Rosalie Goes Shopping movie review (1990)
Daniel Kim
Updated on March 09, 2026
"Rosalie Goes Shopping" is the third movie directed by Percy Adlon and starring Sagebrecht, whose previous collaborations were "Sugarbaby" and "Bagdad Cafe." She is an unlikely looking movie star, plump and angelic and somewhere around 40, but it cannot be denied that she has a particular screen quality: She glows. It is an innocent, benevolent glow. She is happy with herself, pleased to make others happy, and she lets tomorrow take care of itself.
The movie doesn't tell her story as a financial thriller, with lots of dates and times and bank balances. Adlon is more concerned with the meaning of what she does. She sees comfort and plenty all around her, she wants it for her family, and she finds that people will sell it to her on credit, time and plastic. So why save up first? Live it up now and let your ship come in tomorrow! The family has its doubts. Some of the children seem to suspect uneasily that Mom may be living in a dream world, and Davis would be worried, too, if he thought about such things. Certainly Rosalie's parents grow concerned when they visit from Germany and see children being raised with little discipline, a household being run on credit - and their own return tickets being sold to raise a little emergency cash.

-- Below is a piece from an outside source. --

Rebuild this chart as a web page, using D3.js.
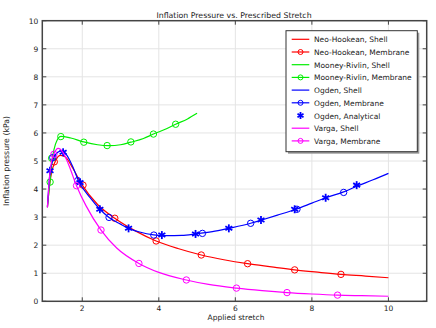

"Rosalie Goes Shopping" records the mood of a large part of society - of those people in the TV commercials and sometimes in real life, who measure their happiness by material possessions, brand names and the latest models of the newest gizmos. Rosalie occupies the center of the film, almost in a daze; she's a juggler who can keep all of her balls in the air only if she stays half-hypnotized by their rhythm.
Call her attention to anything - especially her current net worth - and the whole act would come crashing to earth.